I realize you can’t buy Karma. I’m pretty sure any attempts to do so work in an inverse way. That is not my intention… I’m really very selfish as I’m out for that feel good feeling I get. Any actual good my donations allow is purely a by-product.
I’ve given the following advice before:
You are not responsible for anyone Else’s happiness except for your own.
This was for a friend of mine who needed to take time for himself, give himself priority. Thankfully I believe he has done this and the results are awesome.
Today I need to take a bit of my own advice. I think the converse is true.
Your happiness cannot be the responsibility of anyone but yourself.
For me this means not waiting for someone else to make me happy. Not waiting for other people to make decisions that I want them to make. I need to make the moves that bring me to what I want. If what I want becomes unattainable… make it so that it is. (Either by abandoning the previous want in favor of a new want, or by making the want attainable)

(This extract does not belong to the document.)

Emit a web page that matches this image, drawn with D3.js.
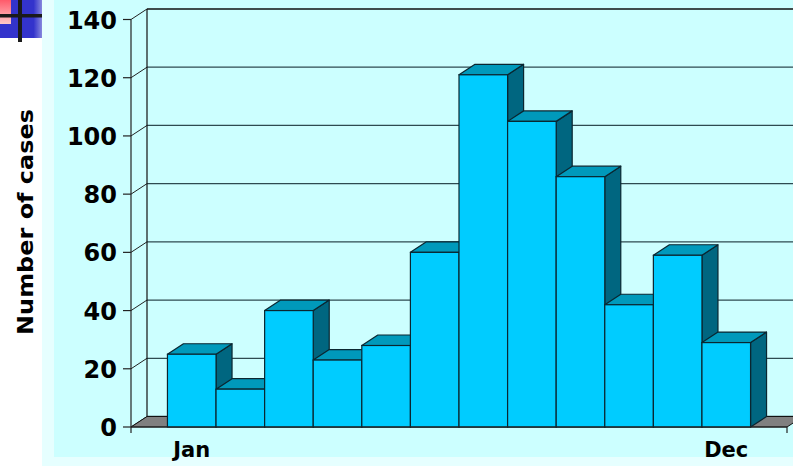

Its not easy to take responsibility. It is very easy to say that X didn’t happen because Soandso didn’t play along; Soandso made this mistake; Soandso was at fault. Well what did I do?
No, not anymore. Now it has to be X did happen becaus RYAN played along; because RYAN did things right; because RYAN made it happen.
The above comic reminds us that as adults, we can play too.
“Because we are grownups now, and its our turn to decide what that means.”
So with me on the cusp of getting my own house… this leaves me wondering…. where do I get play-pen balls in bulk?
If I’ve had a chance to talk to you yet, you will know that I’ve pretty much bought a house. All that is left is securing the financing and getting the place inspected. It’s a good thing I have my ducks in a row so everything should go fairly smoothly.
I’m just now in the process of packing up my stuff and shoving it in storage. There is a gap of about 5 days between the possession date on the condo I’m leaving and the house I’m buying. This means that for about 5 days I’m homeless. I have had a few friends offer me lodgings during the transition phase prior to the sale of the condo and me buying this house. I hope they haven’t changed their minds!
My real estate agent will be dropping by in about a half hour so I can initial the final offer document. From there I send that off to my mortgage broker, and call up a highly recommended home inspector.
MY HOUSE! Casa de Ryan!
Sounds like the condo is sold. “* This is now a firm sale*” is what is written.
I can’t really express what a relief this is right now. I’m emotionally drained by this to the point of tears… good tears but tears none the less.
This represents a big step for me personally on my growth as a person.
Yep I’m single.
I’m not going to complain about being single or how hard it is to find that special gal. Instead I’m gonna talk about something that I miss that is related to being single.
I miss naughty talk. I miss talking dirty and suggestively with someone who just might not be teasing. I do like the teasing, but lets be clear: the teasing is most effective when there is the possibility of follow through.
I don’t profess to be a good dirty-talker. But I’m sure I’m not the worst. I enjoy that you can arouse your partner with words, eliciting a reaction by giving their imagination clues and direction. This cerebral stimulation can be lots of fun. There is a little more leeway in what is ‘acceptable’, you can experiment some and test the waters and that could lead to more exciting physical encounters.
As I mentioned earlier, there are times when gastric acrobatics can be caused by something seen, heard or read (or that was imagined to have been.) Today is more of the same, but from my own actions. Knowing my intentions are “The Best”, hoping my execution is acceptable. Now I wait for the result.
PS: Given my latest track record of my diabolical plans being thwarted by the fates… well, I’m crossing my fingers on this one.
My stomach just did a back flip…
Funny how misreading a word or phrase could elicit such a physical response. I had to go back and read it over again. What I thought I had read, wasn’t there. But that fear of I thought I had seen remains.